* **THE RECORDS**:
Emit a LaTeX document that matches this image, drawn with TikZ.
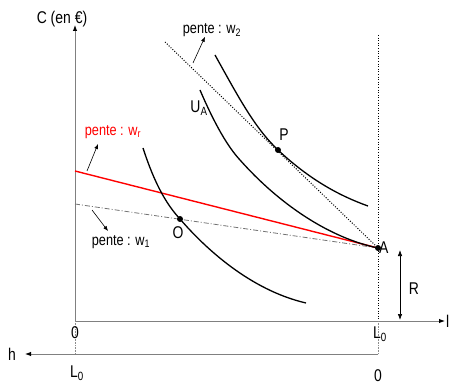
\documentclass[tikz,border=0pt]{standalone}
\usepackage{fontspec}
\setmainfont{Liberation Sans}[FakeStretch=0.82]
\usetikzlibrary{arrows.meta}
\newcommand{\mysub}[1]{\textsubscript{#1}}
\tikzset{
  axisline/.style={draw=black!50, line width=1pt},
  axisarrow/.style={axisline, -{Latex[length=6pt,width=4.5pt,color=black]}},
  curveline/.style={draw=black, line width=1.3pt},
  lab/.style={font=\fontsize{17}{19}\selectfont, inner sep=0pt},
  pentelab/.style={font=\fontsize{15.5}{18}\selectfont, inner sep=0pt},
  ptr/.style={draw=black, line width=0.6pt, -{Latex[length=5pt,width=4pt]}},
  dotpt/.style={fill=black, circle, inner sep=0pt, minimum size=6pt},
  dotline/.style={draw=black, line width=1pt, dash pattern=on 1pt off 1.6pt},
}
\begin{document}
\begin{tikzpicture}[x=1pt,y=-1pt]
\useasboundingbox (0,0) rectangle (449,387);
% points
\coordinate (O0) at (75,321);
\coordinate (Ctop) at (75,25);
\coordinate (Lend) at (445,321);
\coordinate (L0) at (378,321);
\coordinate (H0) at (378,354);
\coordinate (Hend) at (25,354);
\coordinate (HL) at (75,354);
\coordinate (Vtop) at (378,35);
\coordinate (A) at (378,248);
\coordinate (P) at (278,150);
\coordinate (O) at (180,219);
\coordinate (Rs) at (75,171);
\coordinate (W1s) at (75,204);
\coordinate (W2s) at (165,42);
\coordinate (Rtop) at (400,250);
\coordinate (Rbot) at (400,320);
% axes
\draw[axisarrow] (O0) -- (Ctop);
\draw[axisarrow] (O0) -- (Lend);
\draw[axisarrow] (H0) -- (Hend);
\draw[draw=black!45, line width=0.6pt, densely dotted] (O0) -- (HL);
\draw[draw=black!45, line width=0.6pt, densely dotted] (L0) -- (H0);
\draw[dotline] (Vtop) -- (L0);
% axis labels
\node[lab, anchor=south] (clab) at (62,27) {C (en €)};
\node[lab, anchor=west] (llab) at (446,321) {l};
\node[lab] (hlab) at (12,354) {h};
\node[lab] (zero1) at (75,333) {0};
\node[lab] (l01) at (380,334) {L\mysub{0}};
\node[lab] (l02) at (77,373) {L\mysub{0}};
\node[lab] (zero2) at (378,376) {0};
% budget lines
\draw[draw=black!55, line width=0.8pt, dash pattern=on 5pt off 2pt on 1pt off 2pt] (W1s) -- (A);
\draw[draw=red, line width=1.4pt] (Rs) -- (A);
\draw[dotline] (W2s) -- (A);
% indifference curves
\draw[curveline] (215,55) .. controls (240,100) and (255,128) .. (P)
  .. controls (310,180) and (340,196) .. (368,206);
\draw[curveline] (200,90) .. controls (215,125) and (228,147) .. (240,160)
  .. controls (280,205) and (330,238) .. (A);
\draw[curveline] (143,148) .. controls (155,185) and (167,205) .. (O)
  .. controls (205,248) and (250,290) .. (306,303);
% points
\node[dotpt] (Adot) at (A) {};
\node[dotpt] (Pdot) at (P) {};
\node[dotpt] (Odot) at (O) {};
\node[lab, anchor=west] (Alab) at (379,248) {A};
\node[lab] (Plab) at (284,135) {P};
\node[lab] (Olab) at (178,233) {O};
\node[lab] (UAlab) at (199,108) {U\mysub{A}};
% R
\draw[draw=black, line width=0.7pt, {Latex[length=6pt,width=4.5pt]}-{Latex[length=6pt,width=4.5pt]}] (Rtop) -- (Rbot);
\node[lab] (Rlab) at (414,289) {R};
% pente labels
\node[pentelab] (w2lab) at (212,30) {pente : w\mysub{2}};
\node[pentelab, text=red] (wrlab) at (113,132) {pente : w\mysub{r}};
\node[pentelab] (w1lab) at (121,242) {pente : w\mysub{1}};
\coordinate (w2s) at (193,63);
\coordinate (wrs) at (87,171);
\coordinate (w1s) at (92,210);
\draw[ptr] (w2s) -- (w2lab.south -| 205,0);
\draw[ptr] (wrs) -- (98,144);
\draw[ptr] (w1s) -- (108,231);
\end{tikzpicture}
\end{document}
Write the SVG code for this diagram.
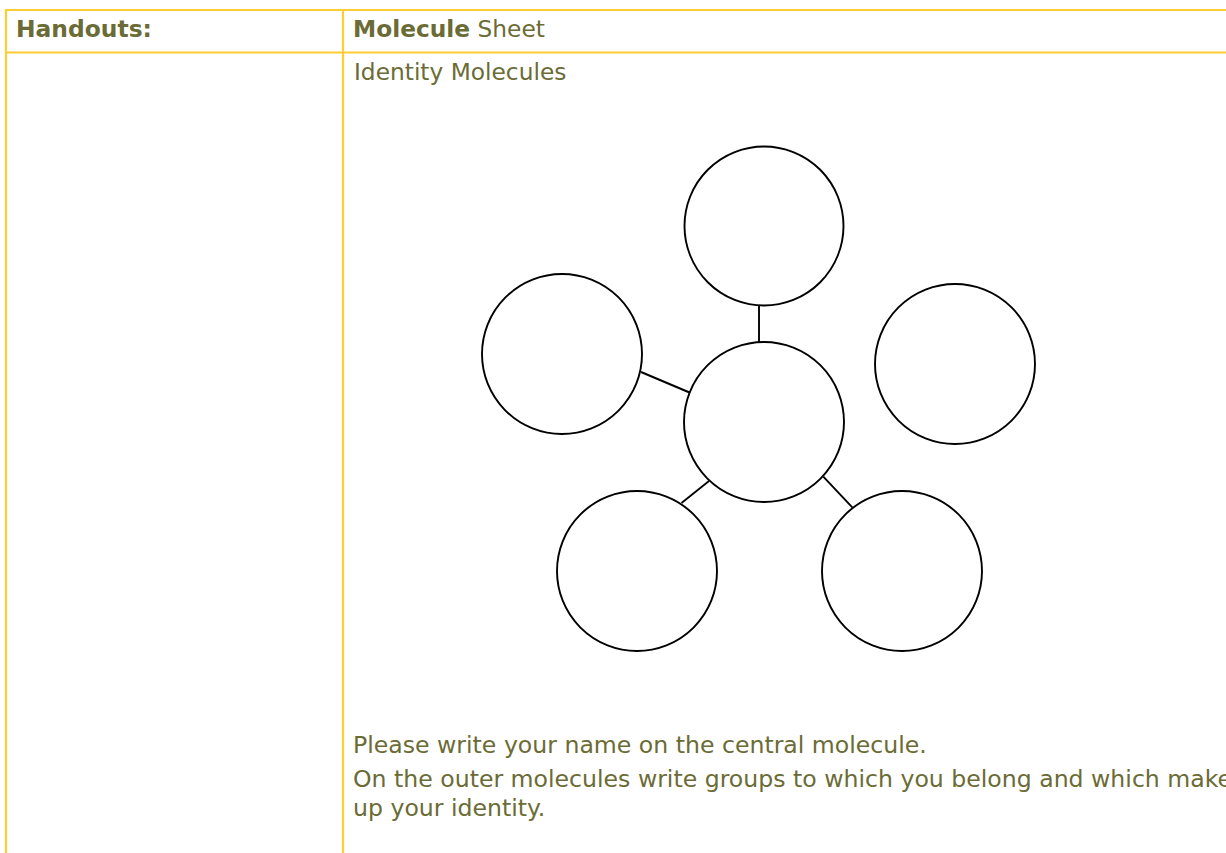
<svg xmlns="http://www.w3.org/2000/svg" width="1226" height="853" viewBox="0 0 1226 853">
<style>
.grid{stroke:#FFCC33;stroke-width:2.2;fill:none}
.t{font-family:"DejaVu Sans",Verdana,sans-serif;fill:#6b6b35}
.h{font-size:23.4px;font-weight:bold}
.b{font-size:23.3px}
.s{font-size:23.6px}
.mol{fill:#fff;stroke:#000;stroke-width:1.9}
.bond{stroke:#000;stroke-width:1.9;fill:none}
</style>
<rect width="1226" height="853" fill="#fff"/>
<g id="table">
<line class="grid" x1="5" y1="10" x2="1226" y2="10"/>
<line class="grid" x1="5" y1="52.5" x2="1226" y2="52.5"/>
<line class="grid" x1="6" y1="9" x2="6" y2="853"/>
<line class="grid" x1="343" y1="9" x2="343" y2="853"/>
</g>
<g id="header">
<text class="t h" x="16" y="36.5">Handouts:</text>
<text class="t b" x="353" y="36.5"><tspan font-weight="bold">Molecule</tspan> Sheet</text>
</g>
<g id="title"><text class="t b" x="354" y="80">Identity Molecules</text></g>
<g id="connectors">
<line class="bond" x1="759" y1="305" x2="759" y2="343"/>
<line class="bond" x1="641" y1="372" x2="689.5" y2="392.5"/>
<line class="bond" x1="709" y1="481" x2="681.5" y2="503"/>
<line class="bond" x1="823.3" y1="476.7" x2="852.3" y2="507.3"/>
</g>
<g id="mol-top"><circle class="mol" cx="764" cy="226" r="79.5"/></g>
<g id="mol-left"><circle class="mol" cx="562" cy="354" r="80"/></g>
<g id="mol-right"><circle class="mol" cx="955" cy="364" r="80"/></g>
<g id="mol-center"><circle class="mol" cx="764" cy="422" r="80"/></g>
<g id="mol-bottom-left"><circle class="mol" cx="637" cy="571" r="80"/></g>
<g id="mol-bottom-right"><circle class="mol" cx="902" cy="571" r="80"/></g>
<g id="instructions">
<text class="t s" x="353" y="753">Please write your name on the central molecule.</text>
<text class="t s" x="353" y="786.5">On the outer molecules write groups to which you belong and which make</text>
<text class="t s" x="353" y="815.5">up your identity.</text>
</g>
</svg>
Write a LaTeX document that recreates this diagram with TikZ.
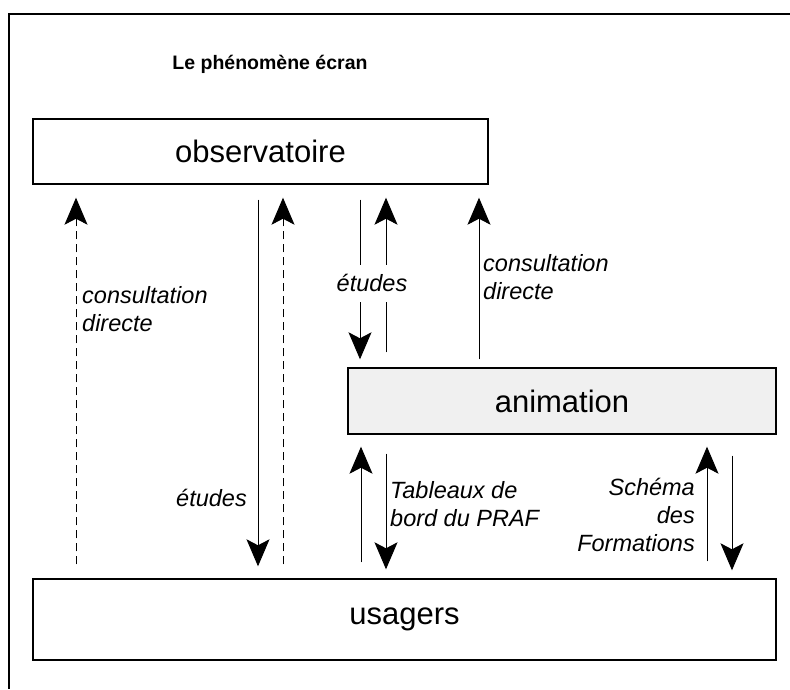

* **DIRECTIONS FOR THIS TASK**:
Your task is to reproduce all of the material exactly. The pictures stay out.

* **OUTPUT**:
Emit a LaTeX document that matches this image, drawn with TikZ.
\documentclass[tikz,border=0pt]{standalone}
\usepackage{fontspec}
\setmainfont{Liberation Sans}[FakeStretch=0.82]
\usetikzlibrary{arrows.meta}
\newcommand{\mysub}[1]{\textsubscript{#1}}
\tikzset{
  axisline/.style={draw=black!50, line width=1pt},
  axisarrow/.style={axisline, -{Latex[length=6pt,width=4.5pt,color=black]}},
  curveline/.style={draw=black, line width=1.3pt},
  lab/.style={font=\fontsize{17}{19}\selectfont, inner sep=0pt},
  pentelab/.style={font=\fontsize{15.5}{18}\selectfont, inner sep=0pt},
  ptr/.style={draw=black, line width=0.6pt, -{Latex[length=5pt,width=4pt]}},
  dotpt/.style={fill=black, circle, inner sep=0pt, minimum size=6pt},
  dotline/.style={draw=black, line width=1pt, dash pattern=on 1pt off 1.6pt},
}
\begin{document}
\begin{tikzpicture}[x=1pt,y=-1pt]
\useasboundingbox (0,0) rectangle (449,387);
% points
\coordinate (O0) at (75,321);
\coordinate (Ctop) at (75,25);
\coordinate (Lend) at (445,321);
\coordinate (L0) at (378,321);
\coordinate (H0) at (378,354);
\coordinate (Hend) at (25,354);
\coordinate (HL) at (75,354);
\coordinate (Vtop) at (378,35);
\coordinate (A) at (378,248);
\coordinate (P) at (278,150);
\coordinate (O) at (180,219);
\coordinate (Rs) at (75,171);
\coordinate (W1s) at (75,204);
\coordinate (W2s) at (165,42);
\coordinate (Rtop) at (400,250);
\coordinate (Rbot) at (400,320);
% axes
\draw[axisarrow] (O0) -- (Ctop);
\draw[axisarrow] (O0) -- (Lend);
\draw[axisarrow] (H0) -- (Hend);
\draw[draw=black!45, line width=0.6pt, densely dotted] (O0) -- (HL);
\draw[draw=black!45, line width=0.6pt, densely dotted] (L0) -- (H0);
\draw[dotline] (Vtop) -- (L0);
% axis labels
\node[lab, anchor=south] (clab) at (62,27) {C (en €)};
\node[lab, anchor=west] (llab) at (446,321) {l};
\node[lab] (hlab) at (12,354) {h};
\node[lab] (zero1) at (75,333) {0};
\node[lab] (l01) at (380,334) {L\mysub{0}};
\node[lab] (l02) at (77,373) {L\mysub{0}};
\node[lab] (zero2) at (378,376) {0};
% budget lines
\draw[draw=black!55, line width=0.8pt, dash pattern=on 5pt off 2pt on 1pt off 2pt] (W1s) -- (A);
\draw[draw=red, line width=1.4pt] (Rs) -- (A);
\draw[dotline] (W2s) -- (A);
% indifference curves
\draw[curveline] (215,55) .. controls (240,100) and (255,128) .. (P)
  .. controls (310,180) and (340,196) .. (368,206);
\draw[curveline] (200,90) .. controls (215,125) and (228,147) .. (240,160)
  .. controls (280,205) and (330,238) .. (A);
\draw[curveline] (143,148) .. controls (155,185) and (167,205) .. (O)
  .. controls (205,248) and (250,290) .. (306,303);
% points
\node[dotpt] (Adot) at (A) {};
\node[dotpt] (Pdot) at (P) {};
\node[dotpt] (Odot) at (O) {};
\node[lab, anchor=west] (Alab) at (379,248) {A};
\node[lab] (Plab) at (284,135) {P};
\node[lab] (Olab) at (178,233) {O};
\node[lab] (UAlab) at (199,108) {U\mysub{A}};
% R
\draw[draw=black, line width=0.7pt, {Latex[length=6pt,width=4.5pt]}-{Latex[length=6pt,width=4.5pt]}] (Rtop) -- (Rbot);
\node[lab] (Rlab) at (414,289) {R};
% pente labels
\node[pentelab] (w2lab) at (212,30) {pente : w\mysub{2}};
\node[pentelab, text=red] (wrlab) at (113,132) {pente : w\mysub{r}};
\node[pentelab] (w1lab) at (121,242) {pente : w\mysub{1}};
\coordinate (w2s) at (193,63);
\coordinate (wrs) at (87,171);
\coordinate (w1s) at (92,210);
\draw[ptr] (w2s) -- (w2lab.south -| 205,0);
\draw[ptr] (wrs) -- (98,144);
\draw[ptr] (w1s) -- (108,231);
\end{tikzpicture}
\end{document}
Write the SVG code for this diagram.
<svg xmlns="http://www.w3.org/2000/svg" width="1226" height="853" viewBox="0 0 1226 853">
<style>
.grid{stroke:#FFCC33;stroke-width:2.2;fill:none}
.t{font-family:"DejaVu Sans",Verdana,sans-serif;fill:#6b6b35}
.h{font-size:23.4px;font-weight:bold}
.b{font-size:23.3px}
.s{font-size:23.6px}
.mol{fill:#fff;stroke:#000;stroke-width:1.9}
.bond{stroke:#000;stroke-width:1.9;fill:none}
</style>
<rect width="1226" height="853" fill="#fff"/>
<g id="table">
<line class="grid" x1="5" y1="10" x2="1226" y2="10"/>
<line class="grid" x1="5" y1="52.5" x2="1226" y2="52.5"/>
<line class="grid" x1="6" y1="9" x2="6" y2="853"/>
<line class="grid" x1="343" y1="9" x2="343" y2="853"/>
</g>
<g id="header">
<text class="t h" x="16" y="36.5">Handouts:</text>
<text class="t b" x="353" y="36.5"><tspan font-weight="bold">Molecule</tspan> Sheet</text>
</g>
<g id="title"><text class="t b" x="354" y="80">Identity Molecules</text></g>
<g id="connectors">
<line class="bond" x1="759" y1="305" x2="759" y2="343"/>
<line class="bond" x1="641" y1="372" x2="689.5" y2="392.5"/>
<line class="bond" x1="709" y1="481" x2="681.5" y2="503"/>
<line class="bond" x1="823.3" y1="476.7" x2="852.3" y2="507.3"/>
</g>
<g id="mol-top"><circle class="mol" cx="764" cy="226" r="79.5"/></g>
<g id="mol-left"><circle class="mol" cx="562" cy="354" r="80"/></g>
<g id="mol-right"><circle class="mol" cx="955" cy="364" r="80"/></g>
<g id="mol-center"><circle class="mol" cx="764" cy="422" r="80"/></g>
<g id="mol-bottom-left"><circle class="mol" cx="637" cy="571" r="80"/></g>
<g id="mol-bottom-right"><circle class="mol" cx="902" cy="571" r="80"/></g>
<g id="instructions">
<text class="t s" x="353" y="753">Please write your name on the central molecule.</text>
<text class="t s" x="353" y="786.5">On the outer molecules write groups to which you belong and which make</text>
<text class="t s" x="353" y="815.5">up your identity.</text>
</g>
</svg>
Write a LaTeX document that recreates this diagram with TikZ.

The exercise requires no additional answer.